QPOC frameworks insist on spaces that address both axes at once.

Community Spaces & Language Etiquette

When to Use the Term

Use QPOC when referring to collective experiences or when individuals self-identify with the label.

Avoid applying it to individuals who have not claimed it, because personal identity language is intimate and not automatic.

Respectful Alternatives

In mixed settings, phrases like “queer people of color,” “LGBTQ people of color,” or “racialized queer communities” can serve as inclusive stand-ins when specificity is required.

Always mirror the language that the people you are talking about prefer.

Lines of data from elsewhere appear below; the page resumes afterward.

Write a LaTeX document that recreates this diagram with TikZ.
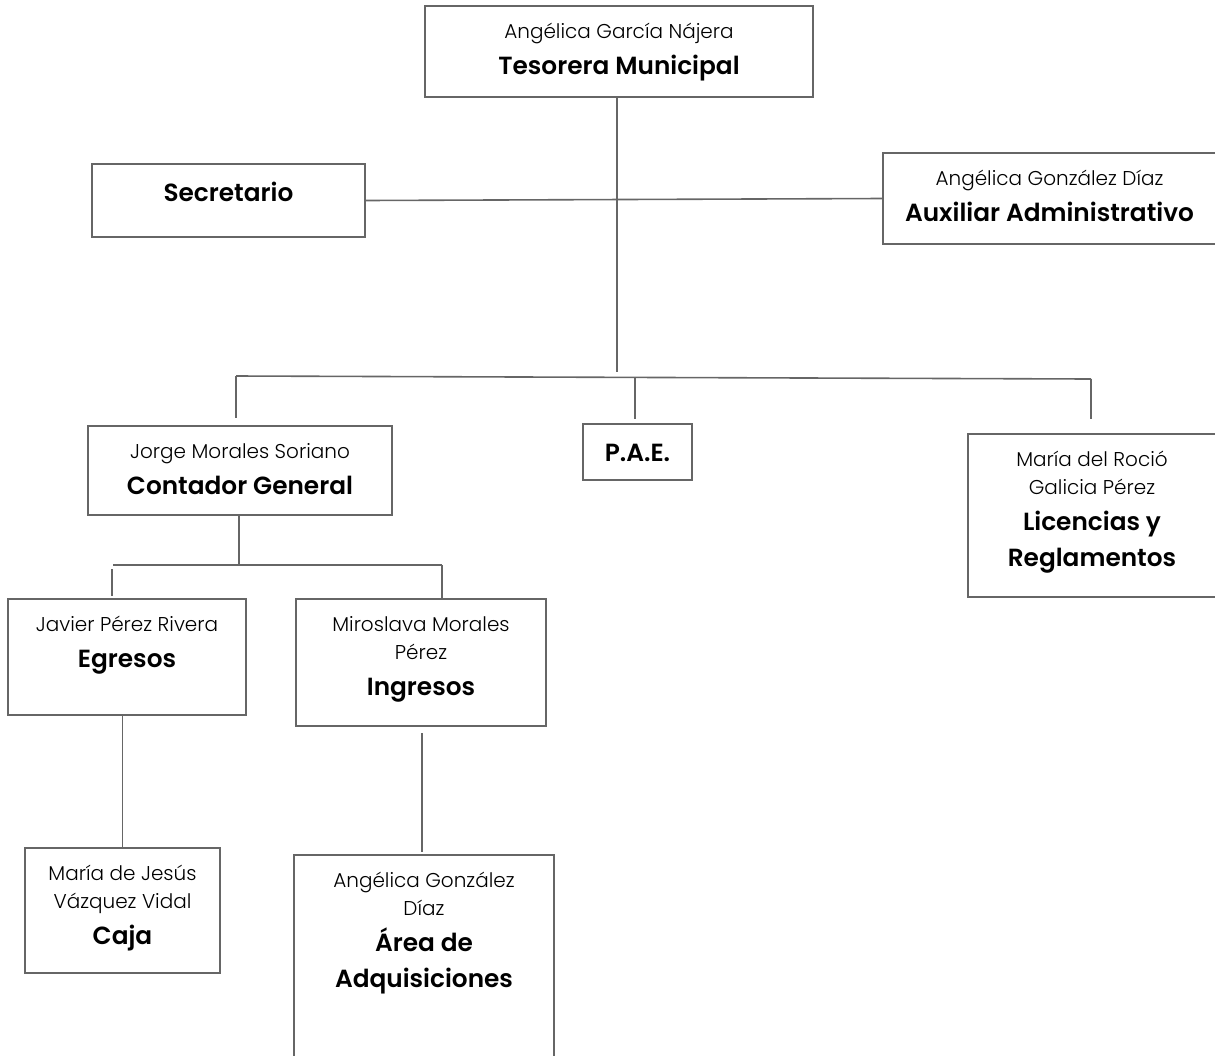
\documentclass[tikz,border=0pt]{standalone}
\usepackage{fontspec}
\setmainfont{Poppins}
\newfontfamily\namefont{Poppins Light}
\newfontfamily\postfont{Poppins SemiBold}

% one line of a person's name, one line of a post
\newcommand{\pname}[1]{{\namefont\fontsize{10}{14}\selectfont #1\par}}
\newcommand{\ptitle}[1]{{\postfont\fontsize{12.4}{18}\selectfont #1\par}}
% width, height, first baseline (all in px), text
\newcommand{\orgtext}[4]{\parbox[c][\dimexpr #2pt/2\relax][t]{\dimexpr #1pt/2\relax}{\centering\rule{0pt}{\dimexpr #3pt/2\relax}#4}}

\begin{document}
\begin{tikzpicture}[x=0.5pt,y=-0.5pt,
  orgbox/.style={draw=black!60,line width=0.8pt,inner sep=0pt},
  link/.style={draw=black!60,line width=0.8pt}]
\useasboundingbox (0,0) rectangle (1215,1055);
\clip (0,0) rectangle (1215,1055);

% boxes
\node[orgbox] (tes) at (619,51.5) {\orgtext{388}{91}{32}{\pname{Angélica García Nájera}\ptitle{Tesorera Municipal}}};
\node[orgbox] (sec) at (228.5,200.5) {\orgtext{273}{73}{37}{\ptitle{Secretario}}};
\node[orgbox] (aux) at (1049.5,198.5) {\orgtext{333}{91}{32}{\pname{Angélica González Díaz}\ptitle{Auxiliar Administrativo}}};
\node[orgbox] (con) at (240,470.5) {\orgtext{304}{89}{32}{\pname{Jorge Morales Soriano}\ptitle{Contador General}}};
\node[orgbox] (pae) at (637.5,452) {\orgtext{109}{56}{37}{\ptitle{P.A.E.}}};
\node[orgbox] (lic) at (1092,515.5) {\orgtext{248}{163}{32}{\pname{María del Roció}\pname{Galicia Pérez}\ptitle{Licencias y}\ptitle{Reglamentos}}};
\node[orgbox] (egr) at (127,657) {\orgtext{238}{116}{32}{\pname{Javier Pérez Rivera}\ptitle{Egresos}}};
\node[orgbox] (ing) at (421,662.5) {\orgtext{250}{127}{32}{\pname{Miroslava Morales}\pname{Pérez}\ptitle{Ingresos}}};
\node[orgbox] (caja) at (122.5,910.5) {\orgtext{195}{125}{32}{\pname{María de Jesús}\pname{Vázquez Vidal}\ptitle{Caja}}};
\node[orgbox] (adq) at (424,975) {\orgtext{260}{240}{32}{\pname{Angélica González}\pname{Díaz}\ptitle{Área de}\ptitle{Adquisiciones}}};

% free ends of the connectors
\coordinate (trunk) at (617,372);
\coordinate (busL) at (236,376);
\coordinate (busR) at (1091,379);
\coordinate (conIn) at (236,418);
\coordinate (paeUp) at (635,377.5);
\coordinate (paeIn) at (635,419);
\coordinate (licIn) at (1091,419);
\coordinate (sub) at (239,565);
\coordinate (subL) at (113,565);
\coordinate (subR) at (442,565);
\coordinate (egrUp) at (112,569);
\coordinate (egrIn) at (112,596);
\coordinate (adqUp) at (422,733);
\coordinate (adqIn) at (422,852);

% connectors
\draw[link] (tes.south -| trunk) -- (trunk);
\draw[link] (sec.east) -- (aux.west);
\draw[link] (busL) -- (busR);
\draw[link] (busL) -- (conIn);
\draw[link] (paeUp) -- (paeIn);
\draw[link] (busR) -- (licIn);
\draw[link] (con.south -| sub) -- (sub);
\draw[link] (subL) -- (subR);
\draw[link] (egrUp) -- (egrIn);
\draw[link] (subR) -- (ing.north -| subR);
\draw[link] (egr.south -| caja.north) -- (caja.north);
\draw[link] (adqUp) -- (adqIn);
\end{tikzpicture}
\end{document}
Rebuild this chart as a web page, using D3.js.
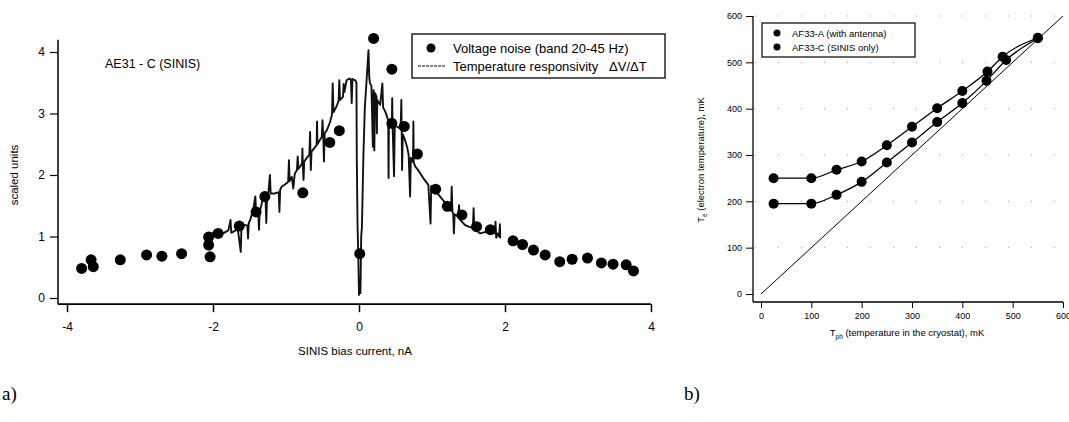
<!DOCTYPE html>
<html>
<head>
<meta charset="utf-8">
<script src="https://cdn.jsdelivr.net/npm/d3@7"></script>
<style>
  body { margin: 0; background: #fff; }
  svg { display: block; font-family: "Liberation Sans", Arial, sans-serif; }
</style>
</head>
<body>
<svg width="1069" height="422"></svg>
<script>
// ---- panel a) data ----
const noiseX = [-3.80, -3.67, -3.64, -3.27, -2.91, -2.70, -2.43, -2.06, -2.06, -2.04, -1.93, -1.64, -1.41, -1.29,
    -0.77, -0.40, -0.27, 0.01, 0.20, 0.45, 0.45, 0.62, 0.80, 1.05, 1.21, 1.41, 1.61, 1.80,
    2.11, 2.24, 2.39, 2.55, 2.75, 2.92, 3.13, 3.32, 3.48, 3.66, 3.76];
const noiseY = [0.48, 0.62, 0.51, 0.62, 0.70, 0.68, 0.72, 0.99, 0.86, 0.67, 1.05, 1.17, 1.40, 1.65,
    1.71, 2.53, 2.72, 0.72, 4.22, 3.72, 2.84, 2.79, 2.34, 1.77, 1.49, 1.35, 1.16, 1.11,
    0.93, 0.87, 0.78, 0.70, 0.59, 0.63, 0.65, 0.57, 0.55, 0.54, 0.44];

// temperature responsivity trace [current, value]
const responsivity = [
    [-2.08, 0.99], [-2.03, 1.04], [-1.97, 1.08], [-1.90, 1.04], [-1.86, 1.05], [-1.79, 1.10], [-1.76, 1.27],
    [-1.75, 1.06], [-1.72, 1.08], [-1.66, 1.12], [-1.62, 0.75], [-1.61, 1.15], [-1.58, 1.19], [-1.53, 1.18],
    [-1.52, 0.97], [-1.51, 1.22], [-1.49, 1.27], [-1.45, 1.43], [-1.42, 1.65], [-1.41, 1.40], [-1.38, 1.38],
    [-1.37, 1.11], [-1.36, 1.40], [-1.33, 1.55], [-1.31, 1.65], [-1.28, 1.60], [-1.27, 1.22], [-1.26, 1.62],
    [-1.24, 1.73], [-1.22, 2.00], [-1.21, 1.70], [-1.15, 1.70], [-1.10, 1.72], [-1.09, 1.40], [-1.08, 1.76],
    [-1.06, 1.81], [-1.01, 1.85], [-0.97, 1.89], [-0.96, 2.24], [-0.95, 1.90], [-0.92, 1.97], [-0.90, 1.78],
    [-0.88, 2.02], [-0.85, 2.08], [-0.84, 2.30], [-0.83, 2.10], [-0.80, 2.15], [-0.78, 2.19], [-0.775, 2.43],
    [-0.77, 2.18], [-0.76, 1.92], [-0.75, 2.22], [-0.72, 2.27], [-0.68, 2.33], [-0.67, 2.70], [-0.665, 2.35],
    [-0.66, 2.08], [-0.65, 2.38], [-0.61, 2.44], [-0.58, 2.49], [-0.575, 2.87], [-0.57, 2.50], [-0.53, 2.58],
    [-0.51, 2.62], [-0.50, 2.89], [-0.49, 2.64], [-0.48, 2.22], [-0.47, 2.68], [-0.44, 2.73], [-0.40, 2.85],
    [-0.37, 2.98], [-0.36, 3.49], [-0.35, 3.02], [-0.31, 3.11], [-0.28, 3.20], [-0.27, 3.54], [-0.26, 3.22],
    [-0.22, 3.27], [-0.21, 3.48], [-0.20, 3.35], [-0.17, 3.54], [-0.13, 3.57], [-0.11, 3.55], [-0.10, 3.17],
    [-0.09, 3.56], [-0.05, 3.54], [-0.035, 3.50], [-0.03, 2.24], [-0.02, 1.20], [-0.01, 0.70], [0.00, 0.05],
    [0.01, 0.30], [0.02, 0.08], [0.03, 1.00], [0.04, 1.15], [0.06, 2.30], [0.08, 3.10], [0.11, 3.65],
    [0.13, 4.03], [0.14, 3.60], [0.15, 3.49], [0.17, 3.45], [0.19, 2.46], [0.20, 3.38], [0.21, 2.40],
    [0.22, 3.33], [0.24, 3.27], [0.245, 2.68], [0.25, 3.22], [0.29, 3.14], [0.32, 3.49], [0.33, 3.10],
    [0.36, 3.03], [0.40, 2.89], [0.405, 1.95], [0.41, 2.87], [0.45, 2.81], [0.455, 3.25], [0.46, 2.80],
    [0.48, 1.98], [0.49, 2.80], [0.52, 2.79], [0.57, 2.75], [0.58, 3.22], [0.585, 2.70], [0.59, 2.08],
    [0.60, 2.66], [0.63, 2.57], [0.66, 2.45], [0.68, 2.33], [0.70, 1.65], [0.71, 2.28], [0.74, 2.21],
    [0.745, 2.87], [0.75, 2.20], [0.77, 2.14], [0.81, 2.08], [0.88, 1.95], [0.95, 1.84], [0.98, 1.21],
    [0.99, 1.82], [1.04, 1.76], [1.09, 1.68], [1.13, 1.62], [1.18, 1.55], [1.22, 1.49], [1.26, 1.42],
    [1.27, 1.81], [1.28, 1.40], [1.29, 1.38], [1.30, 1.05], [1.31, 1.36], [1.36, 1.32], [1.37, 1.51],
    [1.38, 1.28], [1.45, 1.19], [1.50, 1.16], [1.56, 1.14], [1.57, 1.46], [1.58, 1.12], [1.62, 1.09],
    [1.66, 1.05], [1.72, 1.07], [1.77, 1.08], [1.78, 1.16], [1.79, 1.07], [1.86, 1.05], [1.87, 1.24],
    [1.88, 0.98], [1.90, 1.05], [1.92, 1.00], [1.93, 1.20], [1.935, 0.97]
];

const ticksA_X = [-4, -2, 0, 2, 4];
const ticksA_Y = [0, 1, 2, 3, 4];

// ---- panel b) data ----
const tphA = [25, 100, 150, 200, 250, 300, 350, 400, 450, 480, 550];
const teA  = [250, 250, 268, 286, 321, 361, 401, 438, 480, 512, 553];
const tphC = [25, 100, 150, 200, 250, 300, 350, 400, 448, 487, 550];
const teC  = [195, 195, 214, 242, 284, 327, 371, 412, 460, 505, 552];
const diagonal = [0, 600];
const ticksB = [0, 100, 200, 300, 400, 500, 600];

const svg = d3.select("svg");

// ================= panel a =================
const xA = d3.scaleLinear().domain([-4, 4]).range([67, 651]);
const yA = d3.scaleLinear().domain([0, 4]).range([298, 52]);
const gA = svg.append("g");

// frame lines
gA.append("line")
    .attr("x1", 58).attr("x2", 58)
    .attr("y1", yA(4.2)).attr("y2", yA(-0.1))
    .attr("stroke", "#000").attr("stroke-width", 1.5);
gA.append("line")
    .attr("x1", 58).attr("x2", xA(4))
    .attr("y1", yA(-0.1)).attr("y2", yA(-0.1))
    .attr("stroke", "#000").attr("stroke-width", 1.8);

// y axis
gA.append("g")
    .attr("transform", "translate(58,0)")
    .call(d3.axisLeft(yA).tickValues(ticksA_Y).tickSize(8).tickPadding(5).tickFormat(d3.format("d")))
    .call(g => g.select(".domain").remove())
    .call(g => g.selectAll("line").attr("stroke-width", 1.2))
    .call(g => g.selectAll("text").attr("font-size", 12).attr("font-family", "Liberation Sans, Arial"));

// x axis
gA.append("g")
    .attr("transform", `translate(0,${yA(-0.1)})`)
    .call(d3.axisBottom(xA).tickValues(ticksA_X).tickSize(8).tickPadding(10).tickFormat(d => String(d)))
    .call(g => g.select(".domain").remove())
    .call(g => g.selectAll("line").attr("stroke-width", 1.5))
    .call(g => g.selectAll("text").attr("font-size", 12).attr("font-family", "Liberation Sans, Arial"));

gA.append("text")
    .attr("x", 355).attr("y", 355)
    .attr("text-anchor", "middle").attr("font-size", 11.5)
    .text("SINIS bias current, nA");

gA.append("text")
    .attr("transform", "translate(18,175) rotate(-90)")
    .attr("text-anchor", "middle").attr("font-size", 11.5)
    .text("scaled units");

gA.append("text")
    .attr("x", 105).attr("y", 68)
    .attr("font-size", 12.5)
    .text("AE31 - C (SINIS)");

// responsivity trace
const lineA = d3.line().x(d => xA(d[0])).y(d => yA(d[1]));
gA.append("path")
    .datum(responsivity)
    .attr("fill", "none")
    .attr("stroke", "#111")
    .attr("stroke-width", 1.9)
    .attr("stroke-linejoin", "round")
    .attr("d", lineA);

// noise dots
gA.selectAll(".noise")
    .data(noiseX.map((x, i) => [x, noiseY[i]]))
    .enter()
    .append("circle")
    .attr("cx", d => xA(d[0]))
    .attr("cy", d => yA(d[1]))
    .attr("r", 5.5)
    .attr("fill", "#000");

// legend a
const legA = gA.append("g");
legA.append("rect")
    .attr("x", 412).attr("y", 34).attr("width", 253).attr("height", 44)
    .attr("fill", "#fff").attr("stroke", "#000").attr("stroke-width", 1.3);
legA.append("circle").attr("cx", 431).attr("cy", 48).attr("r", 4.5).attr("fill", "#000");
legA.append("text").attr("x", 453).attr("y", 53).attr("font-size", 13)
    .text("Voltage noise (band 20-45 Hz)");
legA.append("line").attr("x1", 418).attr("x2", 445).attr("y1", 66).attr("y2", 66)
    .attr("stroke", "#000").attr("stroke-width", 1.2).attr("stroke-dasharray", "3,1");
legA.append("text").attr("x", 453).attr("y", 71).attr("font-size", 13)
    .attr("xml:space", "preserve")
    .text("Temperature responsivity   \u0394V/\u0394T");

svg.append("text").attr("x", 2).attr("y", 400)
    .attr("font-family", "Liberation Serif, Times New Roman, serif").attr("font-size", 19)
    .text("a)");

// ================= panel b =================
const xB = d3.scaleLinear().domain([0, 600]).range([761, 1063]);
const yB = d3.scaleLinear().domain([0, 600]).range([294, 16]);
const gB = svg.append("g");

// sparse dotted grid
gB.selectAll(".grid")
    .data(ticksB.slice(1))
    .enter()
    .append("line")
    .attr("x1", 755).attr("x2", 1066)
    .attr("y1", d => yB(d)).attr("y2", d => yB(d))
    .attr("stroke", "#999").attr("stroke-width", 1)
    .attr("stroke-dasharray", "1,22");

gB.append("line")
    .attr("x1", 753).attr("x2", 753)
    .attr("y1", yB(600)).attr("y2", 302)
    .attr("stroke", "#000").attr("stroke-width", 1.3);
gB.append("line")
    .attr("x1", 753).attr("x2", xB(600))
    .attr("y1", 302).attr("y2", 302)
    .attr("stroke", "#000").attr("stroke-width", 1.3);

gB.append("g")
    .attr("transform", "translate(753,0)")
    .call(d3.axisLeft(yB).tickValues(ticksB).tickSize(7).tickPadding(4).tickFormat(d3.format("d")))
    .call(g => g.select(".domain").remove())
    .call(g => g.selectAll("text").attr("font-size", 9).attr("font-family", "Liberation Sans, Arial"));

gB.append("g")
    .attr("transform", "translate(0,302)")
    .call(d3.axisBottom(xB).tickValues(ticksB).tickSize(6).tickPadding(5).tickFormat(d3.format("d")))
    .call(g => g.select(".domain").remove())
    .call(g => g.selectAll("text").attr("font-size", 9).attr("font-family", "Liberation Sans, Arial"));

const xlab = gB.append("text")
    .attr("x", 907).attr("y", 336)
    .attr("text-anchor", "middle").attr("font-size", 9.5);
xlab.append("tspan").text("T");
xlab.append("tspan").attr("font-size", 6.5).attr("dy", 3).text("ph");
xlab.append("tspan").attr("dy", -3).text(" (temperature in the cryostat), mK");

const ylab = gB.append("text")
    .attr("transform", "translate(704,160) rotate(-90)")
    .attr("text-anchor", "middle").attr("font-size", 9.5);
ylab.append("tspan").text("T");
ylab.append("tspan").attr("font-size", 6.5).attr("dy", 3).text("e");
ylab.append("tspan").attr("dy", -3).text(" (electron temperature), mK");

// diagonal Te = Tph
gB.append("path")
    .datum(diagonal)
    .attr("fill", "none").attr("stroke", "#000").attr("stroke-width", 1)
    .attr("d", d3.line().x(d => xB(d)).y(d => yB(d)));

const curve = d3.line().x(d => xB(d[0])).y(d => yB(d[1])).curve(d3.curveMonotoneX);
const serA = tphA.map((t, i) => [t, teA[i]]);
const serC = tphC.map((t, i) => [t, teC[i]]);

[serA, serC].forEach(ser => {
    gB.append("path").datum(ser)
        .attr("fill", "none").attr("stroke", "#000").attr("stroke-width", 1.3)
        .attr("d", curve);
    gB.selectAll(null).data(ser).enter().append("circle")
        .attr("cx", d => xB(d[0])).attr("cy", d => yB(d[1]))
        .attr("r", 5).attr("fill", "#000");
});

// legend b
const legB = gB.append("g");
legB.append("rect")
    .attr("x", 762).attr("y", 23).attr("width", 153).attr("height", 34)
    .attr("fill", "#fff").attr("stroke", "#000").attr("stroke-width", 1.2);
legB.append("circle").attr("cx", 777).attr("cy", 33).attr("r", 3.5).attr("fill", "#000");
legB.append("circle").attr("cx", 777).attr("cy", 47).attr("r", 3.5).attr("fill", "#000");
legB.append("text").attr("x", 792).attr("y", 36.5).attr("font-size", 9.5).text("AF33-A (with antenna)");
legB.append("text").attr("x", 792).attr("y", 50.5).attr("font-size", 9.5).text("AF33-C (SINIS only)");

svg.append("text").attr("x", 684).attr("y", 400)
    .attr("font-family", "Liberation Serif, Times New Roman, serif").attr("font-size", 19)
    .text("b)");
</script>
</body>
</html>
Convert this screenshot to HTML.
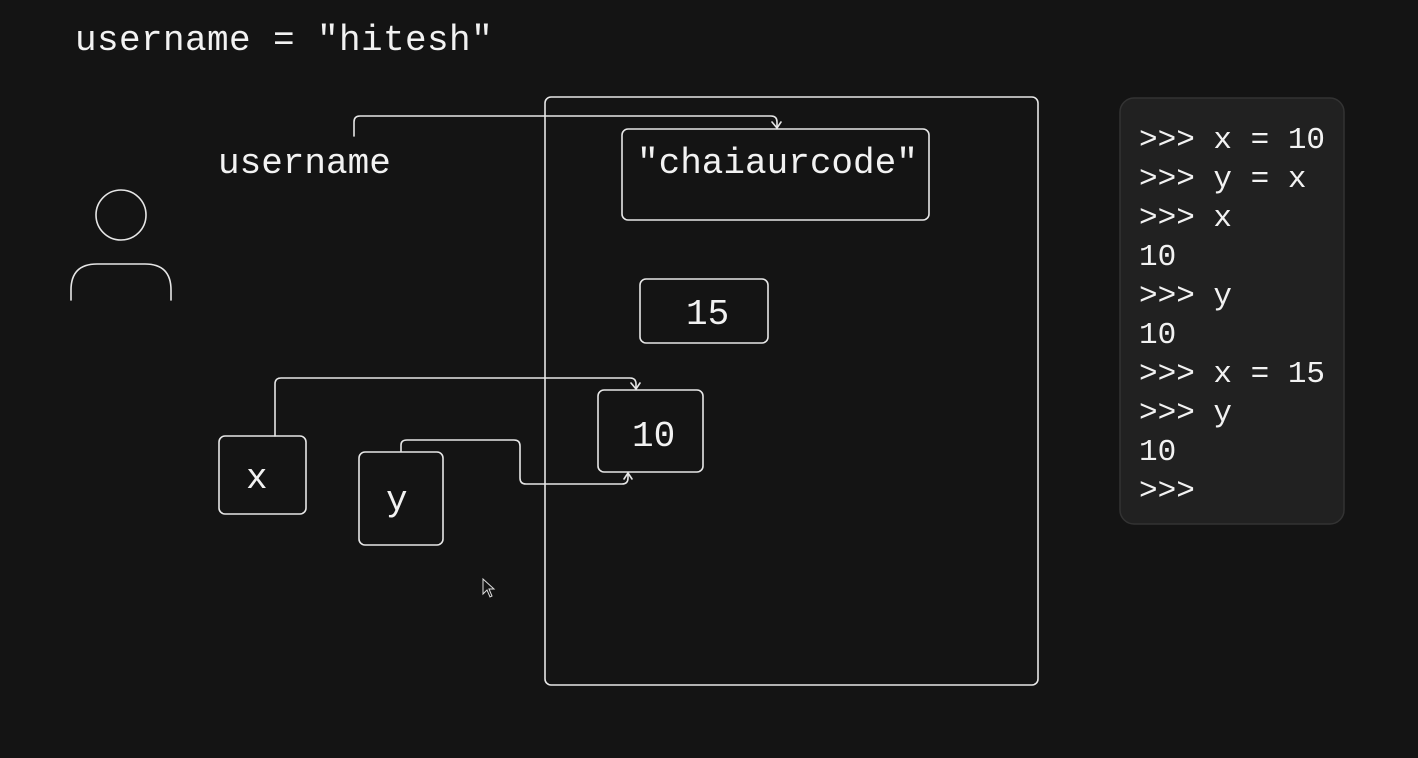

Representation in Media & Culture

Visibility Challenges

Mainstream queer media often highlights white, cis gay men, leaving QPOC stories under-told or stereotyped.

This imbalance erases role models and distorts public understanding of queer life.

Positive Examples

Films such as “Moonlight” center Black queer protagonists without reducing them to trauma plots.

Independent podcasts hosted by South Asian non-binary creators showcase everyday joy and cultural nuance.

Seeking and amplifying such works counters the narrow default narratives.

Supportive Allyship Practices

Listening First

Allies begin by following QPOC-led organizations on social media and attending events without dominating conversation.

They treat lived expertise as primary source material.

Material Solidarity

Redirect funds toward QPOC-run mutual aid projects, buy art from queer artists of color, and cite their work in professional settings.

Allyship is measured by tangible redistribution of resources, not by statements of goodwill alone.

Everyday Usage Tips

In Conversation

When discussing policy impacts, say “this bill will hurt QPOC access to housing” instead of the vaguer “this bill is bad for minorities.”

Precision keeps the spotlight on those facing compounded barriers.

In Writing

Capitalize QPOC as you would LGBTQ; treat it as a proper collective noun.

Pair the term with concrete examples to avoid abstraction, such as noting how immigration enforcement uniquely targets queer Latinx asylum seekers.

Navigating Critiques & Evolving Language

Internal Debates

Some activists argue that the word “queer” remains painful for older generations who experienced it as a slur; they prefer “LGBTQ people of color.”

Others embrace “queer” precisely because it is expansive and defies colonial gender binaries.

Respect both stances and stay updated as language shifts.

Future Directions

Expect the acronym to evolve or hybridize, perhaps blending with regional or cultural identifiers.

Flexibility honors the living nature of identity language.